Verrebbe qui da passare immediatamente al gruppo della vita consacrata, però credo che sia importa registrare il senso delle due relazioni del pomeriggio dedicate specificatamente alla collegialità episcopale. La relazione di Vitali, canonista, e di Visioli, della Congregazione per la dottrina della fede, hanno segnalato passaggi importanti di teorie che hanno precise ricadute e che devono averle. Per definirle è necessaria la possibilità di parlare con parresia, come oggi viviamo nella Chiesa, che permetta di chinarsi con acribia sulle diverse pratiche per affrontare le domande che nascono spontanee. Per esempio all’ultimo Sinodo sulla questione di chi poteva votare oltre ai Vescovi.
Sinodalità termine antico e per fortuna non abbiamo ascoltato parole sconosciute. Il bello del convegno è stata la ricchezza di approcci, il clima di libertà che si è respirato nel mettere a fuoco le distanze nella consapevolezza che questo è il tempo in cui si può e si deve “por mano all’aratro”.
La vita consacrata ha camminato con la Chiesa e ne ha recepito anche le lentezze, eppure resta luogo strutturalmente sinodale: pensiamo, per esempio, all’inevitabile ruolo dei capitoli generali.
La vita consacrata consiste proprio in questo decidere insieme come intraprendere il cammino di sequela e annuncio.
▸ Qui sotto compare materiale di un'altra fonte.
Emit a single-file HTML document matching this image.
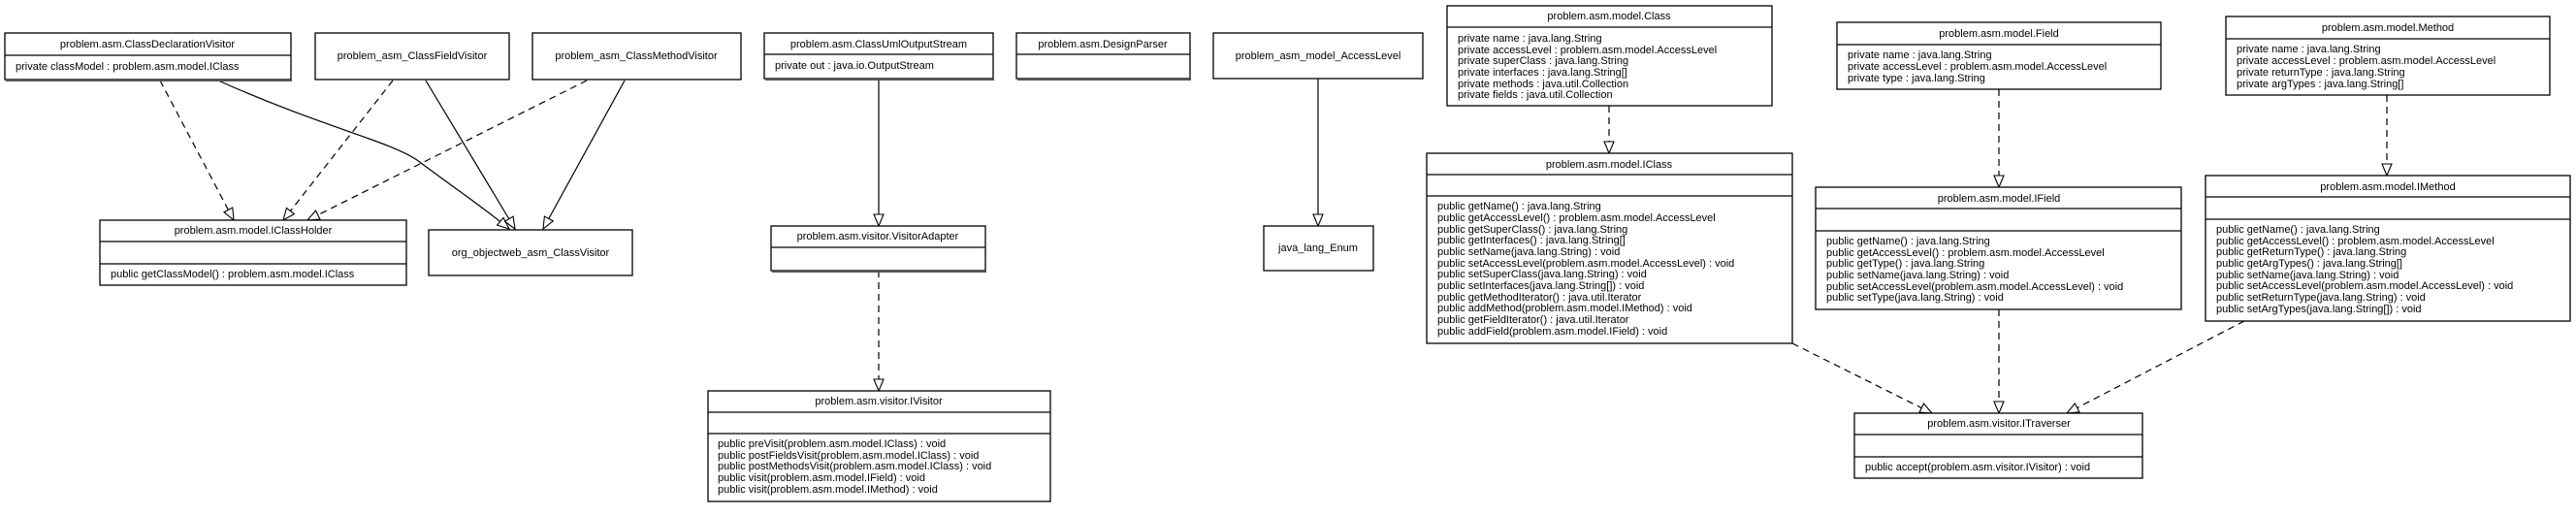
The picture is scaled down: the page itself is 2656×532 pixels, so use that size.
<!DOCTYPE html>
<html><head><meta charset="utf-8"><style>
html,body{margin:0;padding:0;background:#fff;}
svg{display:block;}
text{font-family:"Liberation Sans",sans-serif;font-size:11px;fill:#000;}
.b{fill:#fff;stroke:#000;stroke-width:1.3;}
.sh{fill:none;stroke:#555;stroke-width:2;}
.l{stroke:#000;stroke-width:1.2;fill:none;}
.s{stroke:#000;stroke-width:1.2;fill:none;}
.d{stroke:#000;stroke-width:1.2;fill:none;stroke-dasharray:7,5;}
</style></head><body>
<svg width="2656" height="532" viewBox="0 0 2656 532" xmlns="http://www.w3.org/2000/svg">
<defs>
<marker id="t" viewBox="0 0 14 12" refX="13" refY="6" markerWidth="14" markerHeight="12" markerUnits="userSpaceOnUse" orient="auto">
<path d="M1,1 L13,6 L1,11 Z" fill="#fff" stroke="#000" stroke-width="1.1"/>
</marker>
</defs>

<!-- connectors -->
<path class="d" d="M165,83 L241,227" marker-end="url(#t)"/>
<path class="s" d="M225,83 C330,130 400,145 430,165 C470,195 500,215 525,236" marker-end="url(#t)"/>
<path class="d" d="M405,83 L292,227" marker-end="url(#t)"/>
<path class="s" d="M439,83 L531,236" marker-end="url(#t)"/>
<path class="d" d="M605,83 L317,227" marker-end="url(#t)"/>
<path class="s" d="M644,83 L560,236" marker-end="url(#t)"/>
<path class="s" d="M906,81 L906,233" marker-end="url(#t)"/>
<path class="d" d="M906,279 L906,403" marker-end="url(#t)"/>
<path class="s" d="M1359,81 L1359,233" marker-end="url(#t)"/>
<path class="d" d="M1659,109 L1659,158" marker-end="url(#t)"/>
<path class="d" d="M2061,92 L2061,193" marker-end="url(#t)"/>
<path class="d" d="M2461,98 L2461,181" marker-end="url(#t)"/>
<path class="d" d="M1848,354 L1992,426" marker-end="url(#t)"/>
<path class="d" d="M2061,319 L2061,426" marker-end="url(#t)"/>
<path class="d" d="M2314,331 L2131,426" marker-end="url(#t)"/>

<!-- ClassDeclarationVisitor -->
<rect class="b" x="5" y="34" width="295" height="48"/><path class="sh" d="M6,83 L301,83"/>
<line class="l" x1="5" y1="57" x2="300" y2="57"/>
<text x="152" y="49" text-anchor="middle">problem.asm.ClassDeclarationVisitor</text>
<text x="16" y="72">private classModel : problem.asm.model.IClass</text>

<rect class="b" x="325" y="34" width="200" height="48"/>
<text x="425" y="61" text-anchor="middle">problem_asm_ClassFieldVisitor</text>
<rect class="b" x="549" y="34" width="215" height="48"/>
<text x="656" y="61" text-anchor="middle">problem_asm_ClassMethodVisitor</text>

<rect class="b" x="103" y="227" width="316" height="67"/>
<line class="l" x1="103" y1="249" x2="419" y2="249"/><line class="l" x1="103" y1="272" x2="419" y2="272"/>
<text x="261" y="241" text-anchor="middle">problem.asm.model.IClassHolder</text>
<text x="114" y="286">public getClassModel() : problem.asm.model.IClass</text>

<rect class="b" x="442" y="237" width="210" height="47"/>
<text x="547" y="264" text-anchor="middle">org_objectweb_asm_ClassVisitor</text>

<!-- ClassUmlOutputStream -->
<rect class="b" x="788" y="34" width="236" height="47"/><path class="sh" d="M789,82 L1025,82"/>
<line class="l" x1="788" y1="56" x2="1024" y2="56"/>
<text x="906" y="49" text-anchor="middle">problem.asm.ClassUmlOutputStream</text>
<text x="799" y="71">private out : java.io.OutputStream</text>

<rect class="b" x="1048" y="34" width="179" height="47"/><path class="sh" d="M1049,82 L1228,82"/>
<line class="l" x1="1048" y1="56" x2="1227" y2="56"/>
<text x="1137" y="49" text-anchor="middle">problem.asm.DesignParser</text>

<rect class="b" x="1251" y="34" width="216" height="47"/>
<text x="1359" y="61" text-anchor="middle">problem_asm_model_AccessLevel</text>

<rect class="b" x="795" y="233" width="221" height="46"/><path class="sh" d="M796,280 L1017,280"/>
<line class="l" x1="795" y1="255" x2="1016" y2="255"/>
<text x="905" y="247" text-anchor="middle">problem.asm.visitor.VisitorAdapter</text>

<rect class="b" x="1303" y="233" width="113" height="46"/>
<text x="1359" y="259" text-anchor="middle">java_lang_Enum</text>

<!-- IVisitor -->
<rect class="b" x="730" y="403" width="353" height="114"/>
<line class="l" x1="730" y1="425" x2="1083" y2="425"/><line class="l" x1="730" y1="447" x2="1083" y2="447"/>
<text x="906" y="417" text-anchor="middle">problem.asm.visitor.IVisitor</text>
<text x="740" y="461">public preVisit(problem.asm.model.IClass) : void</text>
<text x="740" y="473">public postFieldsVisit(problem.asm.model.IClass) : void</text>
<text x="740" y="484">public postMethodsVisit(problem.asm.model.IClass) : void</text>
<text x="740" y="496">public visit(problem.asm.model.IField) : void</text>
<text x="740" y="508">public visit(problem.asm.model.IMethod) : void</text>

<!-- Class -->
<rect class="b" x="1492" y="6" width="335" height="103"/>
<line class="l" x1="1492" y1="28" x2="1827" y2="28"/>
<text x="1659" y="20" text-anchor="middle">problem.asm.model.Class</text>
<text x="1503" y="43">private name : java.lang.String</text>
<text x="1503" y="55">private accessLevel : problem.asm.model.AccessLevel</text>
<text x="1503" y="66">private superClass : java.lang.String</text>
<text x="1503" y="78">private interfaces : java.lang.String[]</text>
<text x="1503" y="90">private methods : java.util.Collection</text>
<text x="1503" y="101">private fields : java.util.Collection</text>

<!-- Field -->
<rect class="b" x="1894" y="23" width="334" height="69"/>
<line class="l" x1="1894" y1="46" x2="2228" y2="46"/>
<text x="2061" y="38" text-anchor="middle">problem.asm.model.Field</text>
<text x="1905" y="60">private name : java.lang.String</text>
<text x="1905" y="72">private accessLevel : problem.asm.model.AccessLevel</text>
<text x="1905" y="84">private type : java.lang.String</text>

<!-- Method -->
<rect class="b" x="2295" y="17" width="334" height="81"/>
<line class="l" x1="2295" y1="40" x2="2629" y2="40"/>
<text x="2462" y="32" text-anchor="middle">problem.asm.model.Method</text>
<text x="2306" y="54">private name : java.lang.String</text>
<text x="2306" y="66">private accessLevel : problem.asm.model.AccessLevel</text>
<text x="2306" y="78">private returnType : java.lang.String</text>
<text x="2306" y="90">private argTypes : java.lang.String[]</text>

<!-- IClass -->
<rect class="b" x="1471" y="158" width="377" height="196"/>
<line class="l" x1="1471" y1="180" x2="1848" y2="180"/><line class="l" x1="1471" y1="202" x2="1848" y2="202"/>
<text x="1659" y="173" text-anchor="middle">problem.asm.model.IClass</text>
<text x="1482" y="216">public getName() : java.lang.String</text>
<text x="1482" y="228">public getAccessLevel() : problem.asm.model.AccessLevel</text>
<text x="1482" y="240">public getSuperClass() : java.lang.String</text>
<text x="1482" y="251">public getInterfaces() : java.lang.String[]</text>
<text x="1482" y="263">public setName(java.lang.String) : void</text>
<text x="1482" y="275">public setAccessLevel(problem.asm.model.AccessLevel) : void</text>
<text x="1482" y="286">public setSuperClass(java.lang.String) : void</text>
<text x="1482" y="298">public setInterfaces(java.lang.String[]) : void</text>
<text x="1482" y="310">public getMethodIterator() : java.util.Iterator</text>
<text x="1482" y="321">public addMethod(problem.asm.model.IMethod) : void</text>
<text x="1482" y="333">public getFieldIterator() : java.util.Iterator</text>
<text x="1482" y="345">public addField(problem.asm.model.IField) : void</text>

<!-- IField -->
<rect class="b" x="1872" y="193" width="377" height="126"/>
<line class="l" x1="1872" y1="215" x2="2249" y2="215"/><line class="l" x1="1872" y1="238" x2="2249" y2="238"/>
<text x="2061" y="208" text-anchor="middle">problem.asm.model.IField</text>
<text x="1883" y="252">public getName() : java.lang.String</text>
<text x="1883" y="264">public getAccessLevel() : problem.asm.model.AccessLevel</text>
<text x="1883" y="275">public getType() : java.lang.String</text>
<text x="1883" y="287">public setName(java.lang.String) : void</text>
<text x="1883" y="299">public setAccessLevel(problem.asm.model.AccessLevel) : void</text>
<text x="1883" y="310">public setType(java.lang.String) : void</text>

<!-- IMethod -->
<rect class="b" x="2274" y="181" width="376" height="150"/>
<line class="l" x1="2274" y1="203" x2="2650" y2="203"/><line class="l" x1="2274" y1="226" x2="2650" y2="226"/>
<text x="2462" y="196" text-anchor="middle">problem.asm.model.IMethod</text>
<text x="2285" y="240">public getName() : java.lang.String</text>
<text x="2285" y="252">public getAccessLevel() : problem.asm.model.AccessLevel</text>
<text x="2285" y="263">public getReturnType() : java.lang.String</text>
<text x="2285" y="275">public getArgTypes() : java.lang.String[]</text>
<text x="2285" y="287">public setName(java.lang.String) : void</text>
<text x="2285" y="298">public setAccessLevel(problem.asm.model.AccessLevel) : void</text>
<text x="2285" y="310">public setReturnType(java.lang.String) : void</text>
<text x="2285" y="322">public setArgTypes(java.lang.String[]) : void</text>

<!-- ITraverser -->
<rect class="b" x="1912" y="426" width="297" height="67"/>
<line class="l" x1="1912" y1="448" x2="2209" y2="448"/><line class="l" x1="1912" y1="471" x2="2209" y2="471"/>
<text x="2061" y="440" text-anchor="middle">problem.asm.visitor.ITraverser</text>
<text x="1923" y="485">public accept(problem.asm.visitor.IVisitor) : void</text>
</svg>
</body></html>
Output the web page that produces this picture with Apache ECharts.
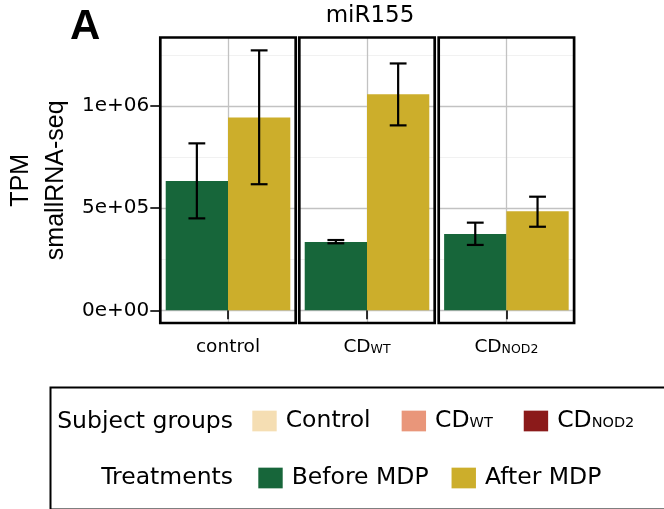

E qui le congregazioni femminili, messe al riparo dal rischio di clericalismo di cui soffrono molte di quelle maschili, hanno la consapevolezza di un patrimonio da non disperdere.
Il riferimento alle scienze umane (psicologia, sociologia) delle diverse relazioni nel lavoro di gruppo è apparso come strumento capace di ridare consapevolezza di antiche pratiche per poterle poi condividere con fratelli e sorelle.
Quando parliamo di sinodalità certo pensiamo anzitutto a quella episcopale, ma una volta ribaltata la piramide, come dice papa Francesco, nessun battezzato può e deve esimersi dal partecipare al cammino insieme, come succede nelle comunità religiose.